Some records:
[Start]

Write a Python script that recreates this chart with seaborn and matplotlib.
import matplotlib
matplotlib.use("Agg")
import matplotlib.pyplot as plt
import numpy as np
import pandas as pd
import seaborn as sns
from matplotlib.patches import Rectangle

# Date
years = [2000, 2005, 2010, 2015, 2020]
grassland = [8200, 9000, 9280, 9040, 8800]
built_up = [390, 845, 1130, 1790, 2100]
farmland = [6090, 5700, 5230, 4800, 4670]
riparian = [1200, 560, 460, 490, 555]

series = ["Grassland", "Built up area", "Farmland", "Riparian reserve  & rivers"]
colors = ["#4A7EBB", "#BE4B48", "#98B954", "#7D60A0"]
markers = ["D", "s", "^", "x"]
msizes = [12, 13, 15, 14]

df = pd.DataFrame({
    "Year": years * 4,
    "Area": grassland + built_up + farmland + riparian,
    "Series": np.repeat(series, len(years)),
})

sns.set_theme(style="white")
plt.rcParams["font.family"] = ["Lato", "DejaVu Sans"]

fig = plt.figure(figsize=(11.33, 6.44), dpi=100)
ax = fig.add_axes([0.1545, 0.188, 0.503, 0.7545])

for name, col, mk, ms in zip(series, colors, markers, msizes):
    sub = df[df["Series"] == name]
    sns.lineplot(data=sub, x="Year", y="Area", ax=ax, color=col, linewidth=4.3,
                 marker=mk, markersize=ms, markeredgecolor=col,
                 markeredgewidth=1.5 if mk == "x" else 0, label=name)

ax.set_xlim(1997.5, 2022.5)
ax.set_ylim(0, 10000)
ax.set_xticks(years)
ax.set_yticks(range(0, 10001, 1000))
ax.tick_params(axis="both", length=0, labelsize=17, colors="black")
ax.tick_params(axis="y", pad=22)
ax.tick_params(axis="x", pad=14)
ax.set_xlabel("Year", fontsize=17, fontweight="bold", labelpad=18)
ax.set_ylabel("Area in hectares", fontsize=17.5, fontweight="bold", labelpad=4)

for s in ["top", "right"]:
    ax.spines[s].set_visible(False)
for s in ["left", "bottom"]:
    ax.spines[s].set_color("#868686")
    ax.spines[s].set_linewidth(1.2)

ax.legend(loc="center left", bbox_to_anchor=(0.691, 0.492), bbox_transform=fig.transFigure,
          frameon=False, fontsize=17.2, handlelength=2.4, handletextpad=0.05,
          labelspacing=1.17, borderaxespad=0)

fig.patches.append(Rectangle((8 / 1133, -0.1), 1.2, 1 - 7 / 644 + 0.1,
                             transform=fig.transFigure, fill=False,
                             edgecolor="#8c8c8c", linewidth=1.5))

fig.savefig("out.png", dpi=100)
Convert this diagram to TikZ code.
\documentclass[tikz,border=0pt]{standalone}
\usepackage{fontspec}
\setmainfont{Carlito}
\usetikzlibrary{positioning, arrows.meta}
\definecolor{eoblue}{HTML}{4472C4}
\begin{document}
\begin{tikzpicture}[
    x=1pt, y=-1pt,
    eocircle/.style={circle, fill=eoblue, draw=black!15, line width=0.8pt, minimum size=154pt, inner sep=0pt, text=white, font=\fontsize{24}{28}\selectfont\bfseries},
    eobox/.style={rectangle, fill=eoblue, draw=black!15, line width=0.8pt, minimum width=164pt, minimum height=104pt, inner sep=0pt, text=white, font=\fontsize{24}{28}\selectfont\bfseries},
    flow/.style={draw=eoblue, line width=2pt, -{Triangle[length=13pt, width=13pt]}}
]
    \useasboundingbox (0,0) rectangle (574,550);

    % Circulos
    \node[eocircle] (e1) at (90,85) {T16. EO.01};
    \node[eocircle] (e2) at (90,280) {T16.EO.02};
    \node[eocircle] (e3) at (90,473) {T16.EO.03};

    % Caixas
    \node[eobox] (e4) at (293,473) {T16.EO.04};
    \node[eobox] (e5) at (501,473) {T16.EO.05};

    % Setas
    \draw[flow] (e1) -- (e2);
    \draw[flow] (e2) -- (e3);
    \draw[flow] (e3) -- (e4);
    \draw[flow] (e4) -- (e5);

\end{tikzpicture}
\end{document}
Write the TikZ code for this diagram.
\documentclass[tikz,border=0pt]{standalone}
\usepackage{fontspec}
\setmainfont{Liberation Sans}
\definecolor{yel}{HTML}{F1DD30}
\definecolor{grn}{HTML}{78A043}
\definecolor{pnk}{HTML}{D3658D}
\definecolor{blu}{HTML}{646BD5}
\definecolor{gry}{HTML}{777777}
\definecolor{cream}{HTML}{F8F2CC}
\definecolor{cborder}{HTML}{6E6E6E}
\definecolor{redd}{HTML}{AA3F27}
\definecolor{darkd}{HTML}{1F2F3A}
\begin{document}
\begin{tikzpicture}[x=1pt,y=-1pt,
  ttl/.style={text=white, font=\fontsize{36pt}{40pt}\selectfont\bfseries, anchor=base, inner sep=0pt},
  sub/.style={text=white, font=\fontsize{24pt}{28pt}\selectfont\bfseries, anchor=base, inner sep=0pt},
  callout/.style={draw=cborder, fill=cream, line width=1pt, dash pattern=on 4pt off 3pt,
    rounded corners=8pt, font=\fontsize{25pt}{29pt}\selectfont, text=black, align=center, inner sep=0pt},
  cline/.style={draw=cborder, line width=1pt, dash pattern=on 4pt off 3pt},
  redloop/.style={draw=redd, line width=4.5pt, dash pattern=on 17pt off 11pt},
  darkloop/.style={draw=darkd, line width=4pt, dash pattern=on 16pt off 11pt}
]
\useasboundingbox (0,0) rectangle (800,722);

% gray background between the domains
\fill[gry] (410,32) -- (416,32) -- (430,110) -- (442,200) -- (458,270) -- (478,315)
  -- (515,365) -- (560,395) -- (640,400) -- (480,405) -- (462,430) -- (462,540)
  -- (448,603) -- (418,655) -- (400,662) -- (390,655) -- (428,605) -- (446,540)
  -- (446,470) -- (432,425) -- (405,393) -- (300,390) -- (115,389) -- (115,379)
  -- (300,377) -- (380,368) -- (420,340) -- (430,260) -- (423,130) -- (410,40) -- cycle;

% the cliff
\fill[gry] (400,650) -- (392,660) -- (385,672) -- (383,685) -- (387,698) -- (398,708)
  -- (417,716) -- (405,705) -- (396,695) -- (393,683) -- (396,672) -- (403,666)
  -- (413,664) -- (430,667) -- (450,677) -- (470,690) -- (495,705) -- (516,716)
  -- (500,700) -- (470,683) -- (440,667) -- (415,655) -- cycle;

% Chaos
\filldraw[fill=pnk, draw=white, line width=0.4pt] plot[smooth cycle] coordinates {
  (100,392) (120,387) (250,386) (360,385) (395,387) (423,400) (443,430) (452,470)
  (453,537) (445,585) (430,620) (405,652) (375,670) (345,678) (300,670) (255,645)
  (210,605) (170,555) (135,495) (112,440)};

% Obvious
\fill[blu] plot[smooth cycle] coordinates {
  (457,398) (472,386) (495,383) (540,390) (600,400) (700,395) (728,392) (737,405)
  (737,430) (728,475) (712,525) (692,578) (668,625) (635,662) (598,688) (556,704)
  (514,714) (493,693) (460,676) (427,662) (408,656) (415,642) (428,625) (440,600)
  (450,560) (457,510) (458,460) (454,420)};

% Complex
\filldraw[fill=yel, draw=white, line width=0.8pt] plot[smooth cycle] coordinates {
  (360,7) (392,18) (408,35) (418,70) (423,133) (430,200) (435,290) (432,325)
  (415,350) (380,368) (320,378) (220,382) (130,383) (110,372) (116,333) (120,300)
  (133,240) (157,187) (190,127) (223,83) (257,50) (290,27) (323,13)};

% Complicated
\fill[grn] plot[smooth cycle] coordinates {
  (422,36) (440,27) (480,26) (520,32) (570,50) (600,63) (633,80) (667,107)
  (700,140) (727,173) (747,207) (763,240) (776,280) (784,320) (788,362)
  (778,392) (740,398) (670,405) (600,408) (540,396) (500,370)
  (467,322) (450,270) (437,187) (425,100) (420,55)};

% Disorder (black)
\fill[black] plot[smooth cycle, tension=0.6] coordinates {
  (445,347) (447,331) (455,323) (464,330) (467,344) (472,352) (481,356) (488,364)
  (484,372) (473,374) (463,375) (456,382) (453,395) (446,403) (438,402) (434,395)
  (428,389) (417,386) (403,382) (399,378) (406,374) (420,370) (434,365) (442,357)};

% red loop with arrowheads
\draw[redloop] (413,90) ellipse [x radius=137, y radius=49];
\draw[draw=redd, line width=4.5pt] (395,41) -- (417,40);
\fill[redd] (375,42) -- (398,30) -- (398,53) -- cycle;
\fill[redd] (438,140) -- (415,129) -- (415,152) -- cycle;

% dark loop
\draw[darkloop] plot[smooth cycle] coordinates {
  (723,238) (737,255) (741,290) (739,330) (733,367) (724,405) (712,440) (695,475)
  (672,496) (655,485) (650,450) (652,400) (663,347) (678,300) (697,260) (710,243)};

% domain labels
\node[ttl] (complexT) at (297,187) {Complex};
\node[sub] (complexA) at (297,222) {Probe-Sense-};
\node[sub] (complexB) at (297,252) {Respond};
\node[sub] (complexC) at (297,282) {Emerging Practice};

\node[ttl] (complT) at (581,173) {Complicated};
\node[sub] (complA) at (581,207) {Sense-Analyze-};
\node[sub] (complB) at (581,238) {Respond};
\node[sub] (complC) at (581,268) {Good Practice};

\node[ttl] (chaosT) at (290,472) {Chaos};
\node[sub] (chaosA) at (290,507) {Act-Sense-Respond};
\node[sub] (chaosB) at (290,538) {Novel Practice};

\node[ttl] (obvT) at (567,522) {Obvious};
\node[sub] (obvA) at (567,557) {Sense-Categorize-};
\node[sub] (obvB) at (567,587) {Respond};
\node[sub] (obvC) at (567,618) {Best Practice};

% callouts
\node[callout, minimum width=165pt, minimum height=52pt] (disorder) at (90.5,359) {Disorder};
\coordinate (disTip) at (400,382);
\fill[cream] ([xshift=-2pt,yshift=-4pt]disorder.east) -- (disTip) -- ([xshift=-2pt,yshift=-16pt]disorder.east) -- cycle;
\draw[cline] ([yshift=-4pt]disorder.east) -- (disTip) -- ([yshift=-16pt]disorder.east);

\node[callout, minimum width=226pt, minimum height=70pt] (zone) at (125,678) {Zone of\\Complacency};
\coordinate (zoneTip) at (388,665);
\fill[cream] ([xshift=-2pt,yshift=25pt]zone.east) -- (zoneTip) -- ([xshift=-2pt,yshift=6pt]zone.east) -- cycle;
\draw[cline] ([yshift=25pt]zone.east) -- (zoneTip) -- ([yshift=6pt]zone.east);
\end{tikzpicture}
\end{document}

[End]

◆ Problem: All lines from the beginning of the material above through the one with "riparian = [1200, 560, 460, 490, 555]" need to be returned exactly; please return those and only those.

◆ Solution:
Write a Python script that recreates this chart with seaborn and matplotlib.
import matplotlib
matplotlib.use("Agg")
import matplotlib.pyplot as plt
import numpy as np
import pandas as pd
import seaborn as sns
from matplotlib.patches import Rectangle

# Date
years = [2000, 2005, 2010, 2015, 2020]
grassland = [8200, 9000, 9280, 9040, 8800]
built_up = [390, 845, 1130, 1790, 2100]
farmland = [6090, 5700, 5230, 4800, 4670]
riparian = [1200, 560, 460, 490, 555]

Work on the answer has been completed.